Eminent Domain Amendment Approved by N.C. House to Strengthen Property Rights

For the fifth consecutive legislative biennium, a supermajority of the North Carolina House of Representatives approved a proposed constitutional amendment to strengthen private property rights against eminent domain land takings by the state.

H.B. 3 Eminent Domain is primary sponsored by Rep. Destin Hall, Rep. Ken Goodman (D-Richmond), and Rep. David Lewis (R-Harnett), Rep. Chuck McGrady (R-Henderson),

The proposed amendment clarifies limitations on state eminent domain to prevent future expansion by the state General Assembly and ensure property owners can have a jury decide proper repayment for land takings.

It also updates North Carolina law to detail public utilities eligible to exercise eminent domain.

Rep. Hall said that the amendment provides courts certainty that property can only be taken for a public use, not a public benefit, and that conflicting court decisions require clarification in the constitution.

“Protecting property rights is a fundamental purpose of government,” Hall said.“Our state constitution is unique among states that it does not address the issue of eminent domain expressly.”“People say we are first in flight and first in freedom, but in a lot of ways we are towards the bottom when it comes to protecting our citizens’ private property rights.”

The legislation would give voters the final say on an eminent domain constitutional amendment in March of next year.

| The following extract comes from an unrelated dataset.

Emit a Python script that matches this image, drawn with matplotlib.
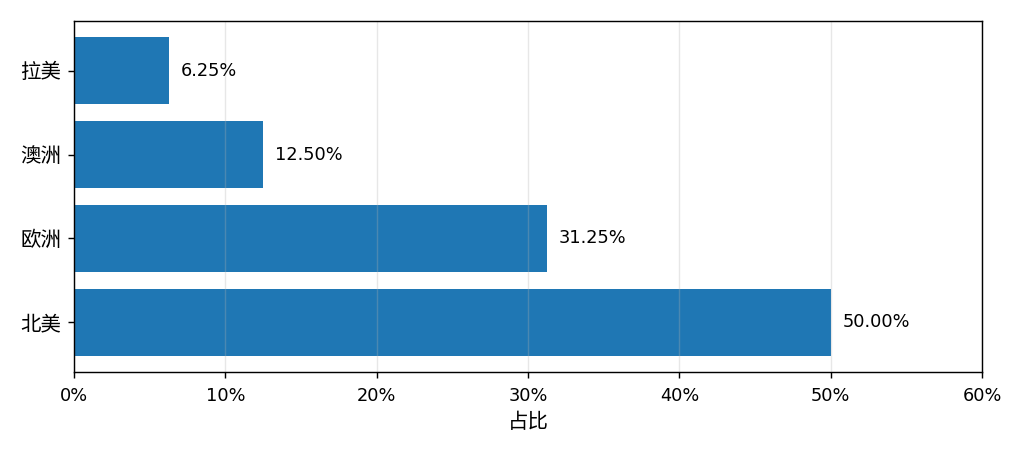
import matplotlib
matplotlib.use("Agg")
import matplotlib.pyplot as plt
from matplotlib.ticker import FuncFormatter

plt.rcParams['font.family'] = ['DejaVu Sans', 'Noto Sans CJK SC']

regions = ["北美", "欧洲", "澳洲", "拉美"]
shares = [50.00, 31.25, 12.50, 6.25]
xlabel = "占比"

fig = plt.figure(figsize=(8, 455/128), dpi=128)
ax = fig.add_axes([74/1024, 1-372/455, (982-74)/1024, (372-21)/455])
ax.barh(regions, shares, height=0.8, color="#1f77b4")
for i, v in enumerate(shares):
    ax.text(v + 0.8, i, f"{v:.2f}%", va="center", ha="left", fontsize=10)
ax.set_xlim(0, 60)
ax.set_xticks(range(0, 61, 10))
ax.xaxis.set_major_formatter(FuncFormatter(lambda x, p: f"{x:.0f}%"))
ax.grid(axis="x", alpha=0.3)
ax.set_xlabel(xlabel, fontsize=11.5, labelpad=4)
ax.tick_params(axis="x", labelsize=10, pad=5.2)
ax.tick_params(axis="y", labelsize=11.5)
fig.savefig("out.png", dpi=128)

Speaker Tim Moore said he hoped the constitutional amendment would pass the General Assembly and be proposed to voters:

“The state must be more accountable in exercising eminent domain only for public use, providing just compensation, and never forcefully transferring property from one private owner to another for economic purposes,” Moore said.“This is a basic principle of the Bill of Rights that should be made clear in our state constitution.”

A landmark decision by the U.S. Supreme Court in Kelo v. City of New London allows states to define eminent domain more narrowly, despite holding a town in Connecticut could force the sale of residential property from one private property owner to another.